Una de las épocas peores para quienes tenemos que lidiar con la Enseñanza Secundaria, con ese tramo biográfico decisivo que es la adolescencia, lo constituye la vuelta de las vacaciones de Navidades. No tanto el regreso tras la Semana Santa, pues, entonces, ya asoman las alegres promesas de verano por las ventanas. No tanto tras las estivales, porque el afán por lo nuevo lo puede todo a esas edades. Pero, tras la Navidad, es un triunfo que los chavales estén interesados, es un victorioso escándalo tenerlos atentos, es el acabose que participen. Septiembre ya les queda muy lejos, con lo que el afán de sorpresa ha muerto; el paréntesis cuaresmal ni se vislumbra, por no hablar del fin de curso. De modo que se arrastran hacia el aula más de lo que se arrastran normalmente, bostezan, se desperezan y dan vivas muestras de que están siendo torturados, maltratados, supliciados y chinchados a más no poder. Por lo tanto, ahí está el profe animando, risueño, encantador, vivo, haciendo mil malabares entretenidos en la tarima ante unos adolescentes que han encontrado la disculpa definitiva para no dar ni clavo: no hay porvenir, todo es un desastre, estudiar no sirve para nada, mejor apaga y vámonos. En efecto, pintan bastos y espadas, no oros ni copas. Pero es muy cierto que actitud tan desmayada, negligente y pasota ayuda lo suyo a cerrarse las puertas más de lo que ya están. «No hay trampa más mortal que la que el hombre se prepara a sí mismo», dejó dicho Raymond Chandler.

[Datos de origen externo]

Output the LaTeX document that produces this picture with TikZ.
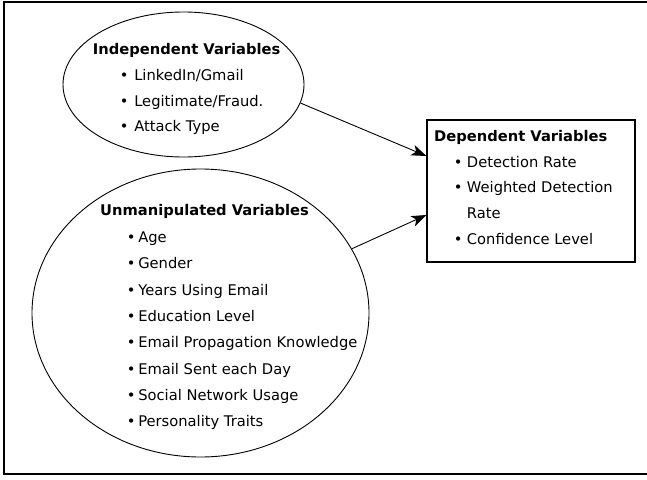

No hace mucho, tomaba café en mi casa el crítico taurino y director del televisivo «Tendido cero», Federico Aranás, que sabe todas las anécdotas de ese arte, para algunos, o maltrato animal, para otros, que son los toros. Aunque no me tengo por aficionado a los mismos, mi curiosidad general es infinita, por lo que no cesé de pedirle anécdotas, solicitarle aclaraciones técnicas y abusar de su sapiencia, en definitiva. Me enteré, así, de cosas que ni sospechaba; por ejemplo, que, entre la profesión, se considera a Jesulín de Ubrique, a quien yo tenía por un cabeza hueca, un maestro; por ejemplo, que hay toreros emigrantes; por ejemplo, cómo cuatro diestros transformaron su necesidad en virtud, sus trabas físicas en maestría, su supuesto motivo de lamentación en aplauso del respetable. Al parecer, nadie daba un duro al principio por el matador Juan Belmonte, cuyo porvenir pintaba muy negro debido a sus brazos, demasiado largos para el menester taurino de su época. Pues bien, Belmonte supo triunfar gracias a cambiar la concepción del toreo: lo transformó en una habilidad de brazos cuando hasta él había sido, sobre todo, un juego de pies. Por culpa de una voltereta, Manuel Benítez, «El Cordobés», rompió los juegos de sus muñecas (o de una de sus muñecas, no recuerdo), con lo cual pocos le dieron como válido para seguir pisando el albero. Sin embargo, uno de los lances más aplaudidos del maestro fueron precisamente los muy angulados giros que imprimía a sus pases, imposibles de dar con unas articulaciones sanas. Casi lo mismo que le ocurriera a Santiago Martín, «El Viti», con el codo: se lo astilló de mala manera en una brutal caída... con lo cual podía girarlo de una manera que ninguno de sus colegas conseguía alcanzar. Por último, parece ser que Rafael de Paula provocaba delirios en los tendidos cuando toreaba de capote, todo tieso, erguido, enhiesto... debido a una discapacidad que le atormentaba los huesos. Todos ellos podrían haberse quedado en la miseria, lamiendo sus heridas: decidieron tirar para adelante y trocar su drama en éxito, en reconocimiento social, en pasta para la cuenta corriente. Como no lo podían evitar, lo aceptaron y aprovecharon. Desde luego, parecían budistas o estoicos al obrar así, aunque no me imagino a dos de ellos, al menos, frecuentando lecturas sobre Sidhartha o de Epicteto. Y, desde luego, no eran alumnos de 2012.